GIVEN TASK - Skip the pictures. Reproduce all other material exactly.

□ □ □ □ □

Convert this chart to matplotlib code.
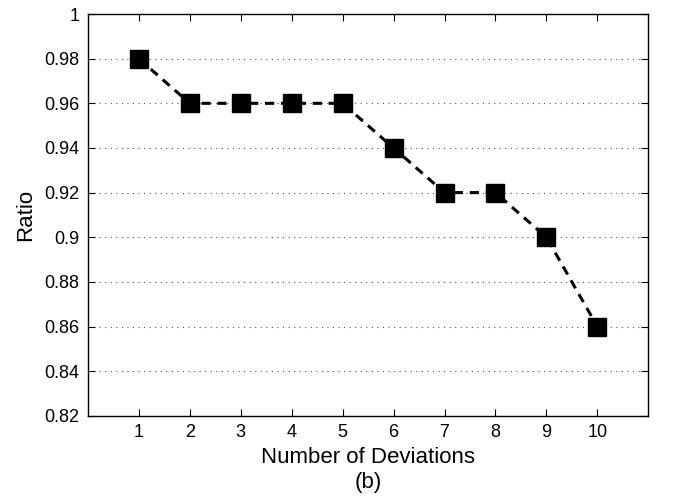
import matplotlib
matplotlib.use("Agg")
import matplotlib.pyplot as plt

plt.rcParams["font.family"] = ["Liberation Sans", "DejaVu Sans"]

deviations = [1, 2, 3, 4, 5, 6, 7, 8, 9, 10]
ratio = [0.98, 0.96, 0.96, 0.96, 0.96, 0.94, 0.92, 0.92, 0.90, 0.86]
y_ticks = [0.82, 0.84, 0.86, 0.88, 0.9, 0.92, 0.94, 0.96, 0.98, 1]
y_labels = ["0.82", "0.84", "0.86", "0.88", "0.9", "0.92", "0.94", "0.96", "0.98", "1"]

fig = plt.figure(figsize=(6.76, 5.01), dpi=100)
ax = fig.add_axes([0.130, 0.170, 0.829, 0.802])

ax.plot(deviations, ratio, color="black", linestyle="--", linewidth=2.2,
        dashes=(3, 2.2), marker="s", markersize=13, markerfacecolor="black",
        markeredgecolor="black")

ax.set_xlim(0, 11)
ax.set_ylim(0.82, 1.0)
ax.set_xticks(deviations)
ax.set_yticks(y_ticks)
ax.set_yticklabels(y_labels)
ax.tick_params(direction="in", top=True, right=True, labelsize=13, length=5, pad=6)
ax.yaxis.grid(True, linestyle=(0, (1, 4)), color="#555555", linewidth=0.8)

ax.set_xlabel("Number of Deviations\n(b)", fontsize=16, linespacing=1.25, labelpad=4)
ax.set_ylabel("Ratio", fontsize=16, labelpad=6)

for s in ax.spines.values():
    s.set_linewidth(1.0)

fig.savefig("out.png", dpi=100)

□ □ □ □ □

IN RESPONSE -
Convert this chart to matplotlib code.
import matplotlib
matplotlib.use("Agg")
import matplotlib.pyplot as plt

plt.rcParams["font.family"] = ["Liberation Sans", "DejaVu Sans"]

deviations = [1, 2, 3, 4, 5, 6, 7, 8, 9, 10]
ratio = [0.98, 0.96, 0.96, 0.96, 0.96, 0.94, 0.92, 0.92, 0.90, 0.86]
y_ticks = [0.82, 0.84, 0.86, 0.88, 0.9, 0.92, 0.94, 0.96, 0.98, 1]
y_labels = ["0.82", "0.84", "0.86", "0.88", "0.9", "0.92", "0.94", "0.96", "0.98", "1"]

fig = plt.figure(figsize=(6.76, 5.01), dpi=100)
ax = fig.add_axes([0.130, 0.170, 0.829, 0.802])

ax.plot(deviations, ratio, color="black", linestyle="--", linewidth=2.2,
        dashes=(3, 2.2), marker="s", markersize=13, markerfacecolor="black",
        markeredgecolor="black")

ax.set_xlim(0, 11)
ax.set_ylim(0.82, 1.0)
ax.set_xticks(deviations)
ax.set_yticks(y_ticks)
ax.set_yticklabels(y_labels)
ax.tick_params(direction="in", top=True, right=True, labelsize=13, length=5, pad=6)
ax.yaxis.grid(True, linestyle=(0, (1, 4)), color="#555555", linewidth=0.8)

ax.set_xlabel("Number of Deviations\n(b)", fontsize=16, linespacing=1.25, labelpad=4)
ax.set_ylabel("Ratio", fontsize=16, labelpad=6)

for s in ax.spines.values():
    s.set_linewidth(1.0)

fig.savefig("out.png", dpi=100)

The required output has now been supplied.